GOAL OF THE EXERCISE -
Images should be left out, and everything else in the listing reproduced exactly.

╔══

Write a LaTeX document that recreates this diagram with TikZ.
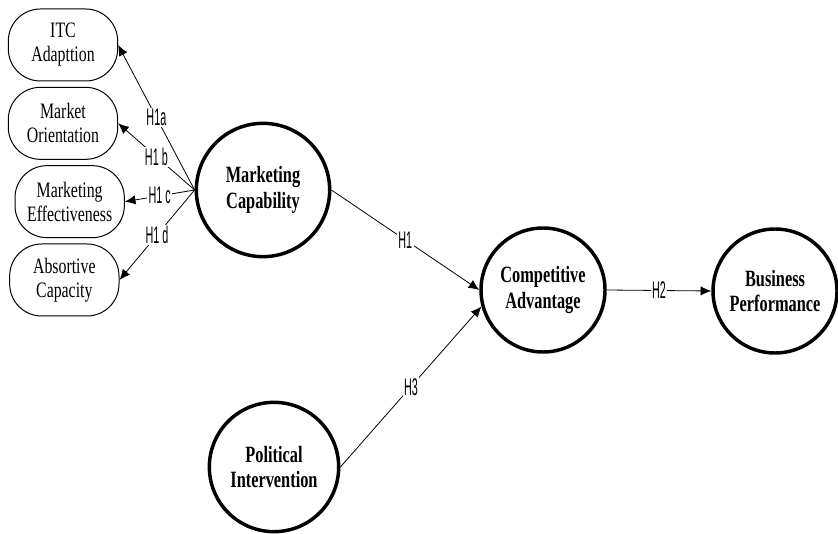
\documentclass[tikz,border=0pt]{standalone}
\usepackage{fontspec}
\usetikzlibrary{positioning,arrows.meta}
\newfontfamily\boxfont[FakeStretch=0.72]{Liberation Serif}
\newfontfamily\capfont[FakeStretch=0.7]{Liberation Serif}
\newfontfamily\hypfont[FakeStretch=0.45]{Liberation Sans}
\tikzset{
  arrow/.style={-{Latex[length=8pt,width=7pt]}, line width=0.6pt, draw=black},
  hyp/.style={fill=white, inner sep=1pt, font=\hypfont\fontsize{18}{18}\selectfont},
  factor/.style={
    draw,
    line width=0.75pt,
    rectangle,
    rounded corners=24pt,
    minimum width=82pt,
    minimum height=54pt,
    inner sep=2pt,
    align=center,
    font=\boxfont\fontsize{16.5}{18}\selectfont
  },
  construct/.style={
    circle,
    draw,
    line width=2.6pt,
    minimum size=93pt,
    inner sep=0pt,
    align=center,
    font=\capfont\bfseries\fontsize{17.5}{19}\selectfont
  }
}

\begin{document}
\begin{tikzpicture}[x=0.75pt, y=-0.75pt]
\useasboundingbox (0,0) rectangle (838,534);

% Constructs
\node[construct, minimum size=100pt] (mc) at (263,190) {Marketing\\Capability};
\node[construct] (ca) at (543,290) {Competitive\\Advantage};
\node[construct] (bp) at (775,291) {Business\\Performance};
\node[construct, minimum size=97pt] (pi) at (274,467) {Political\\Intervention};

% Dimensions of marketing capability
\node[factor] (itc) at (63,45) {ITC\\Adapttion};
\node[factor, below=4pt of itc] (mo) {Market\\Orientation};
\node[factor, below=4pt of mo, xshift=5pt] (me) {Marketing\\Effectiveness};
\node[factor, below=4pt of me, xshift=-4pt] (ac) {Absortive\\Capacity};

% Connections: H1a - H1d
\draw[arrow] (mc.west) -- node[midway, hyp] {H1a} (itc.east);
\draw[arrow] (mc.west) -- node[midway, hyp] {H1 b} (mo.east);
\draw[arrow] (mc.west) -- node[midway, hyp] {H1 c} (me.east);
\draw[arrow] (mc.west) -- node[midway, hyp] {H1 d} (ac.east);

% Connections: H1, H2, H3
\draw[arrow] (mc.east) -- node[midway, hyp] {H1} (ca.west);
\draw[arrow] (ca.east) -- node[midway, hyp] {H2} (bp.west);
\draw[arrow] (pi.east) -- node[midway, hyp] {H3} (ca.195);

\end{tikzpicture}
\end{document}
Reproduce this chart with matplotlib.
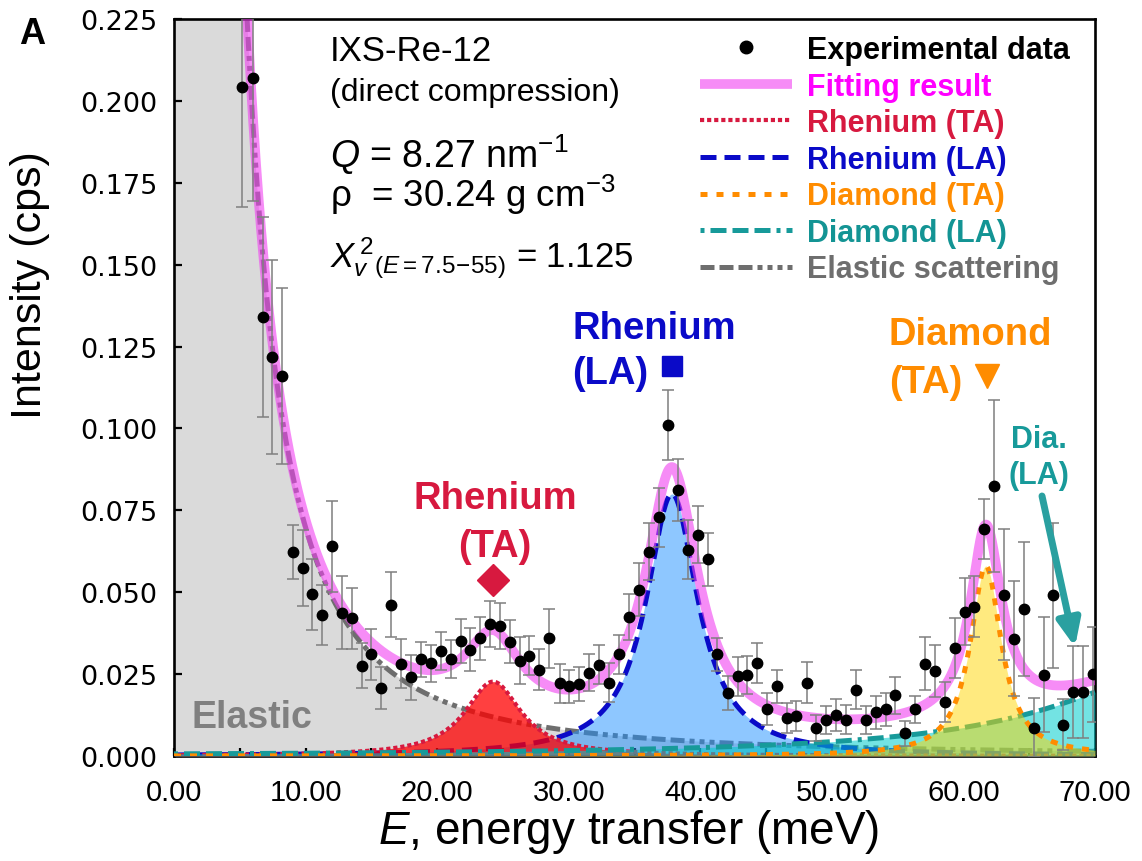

╚══

FINAL RESULT -
Write a LaTeX document that recreates this diagram with TikZ.
\documentclass[tikz,border=0pt]{standalone}
\usepackage{fontspec}
\usetikzlibrary{positioning,arrows.meta}
\newfontfamily\boxfont[FakeStretch=0.72]{Liberation Serif}
\newfontfamily\capfont[FakeStretch=0.7]{Liberation Serif}
\newfontfamily\hypfont[FakeStretch=0.45]{Liberation Sans}
\tikzset{
  arrow/.style={-{Latex[length=8pt,width=7pt]}, line width=0.6pt, draw=black},
  hyp/.style={fill=white, inner sep=1pt, font=\hypfont\fontsize{18}{18}\selectfont},
  factor/.style={
    draw,
    line width=0.75pt,
    rectangle,
    rounded corners=24pt,
    minimum width=82pt,
    minimum height=54pt,
    inner sep=2pt,
    align=center,
    font=\boxfont\fontsize{16.5}{18}\selectfont
  },
  construct/.style={
    circle,
    draw,
    line width=2.6pt,
    minimum size=93pt,
    inner sep=0pt,
    align=center,
    font=\capfont\bfseries\fontsize{17.5}{19}\selectfont
  }
}

\begin{document}
\begin{tikzpicture}[x=0.75pt, y=-0.75pt]
\useasboundingbox (0,0) rectangle (838,534);

% Constructs
\node[construct, minimum size=100pt] (mc) at (263,190) {Marketing\\Capability};
\node[construct] (ca) at (543,290) {Competitive\\Advantage};
\node[construct] (bp) at (775,291) {Business\\Performance};
\node[construct, minimum size=97pt] (pi) at (274,467) {Political\\Intervention};

% Dimensions of marketing capability
\node[factor] (itc) at (63,45) {ITC\\Adapttion};
\node[factor, below=4pt of itc] (mo) {Market\\Orientation};
\node[factor, below=4pt of mo, xshift=5pt] (me) {Marketing\\Effectiveness};
\node[factor, below=4pt of me, xshift=-4pt] (ac) {Absortive\\Capacity};

% Connections: H1a - H1d
\draw[arrow] (mc.west) -- node[midway, hyp] {H1a} (itc.east);
\draw[arrow] (mc.west) -- node[midway, hyp] {H1 b} (mo.east);
\draw[arrow] (mc.west) -- node[midway, hyp] {H1 c} (me.east);
\draw[arrow] (mc.west) -- node[midway, hyp] {H1 d} (ac.east);

% Connections: H1, H2, H3
\draw[arrow] (mc.east) -- node[midway, hyp] {H1} (ca.west);
\draw[arrow] (ca.east) -- node[midway, hyp] {H2} (bp.west);
\draw[arrow] (pi.east) -- node[midway, hyp] {H3} (ca.195);

\end{tikzpicture}
\end{document}
Reproduce this chart with matplotlib.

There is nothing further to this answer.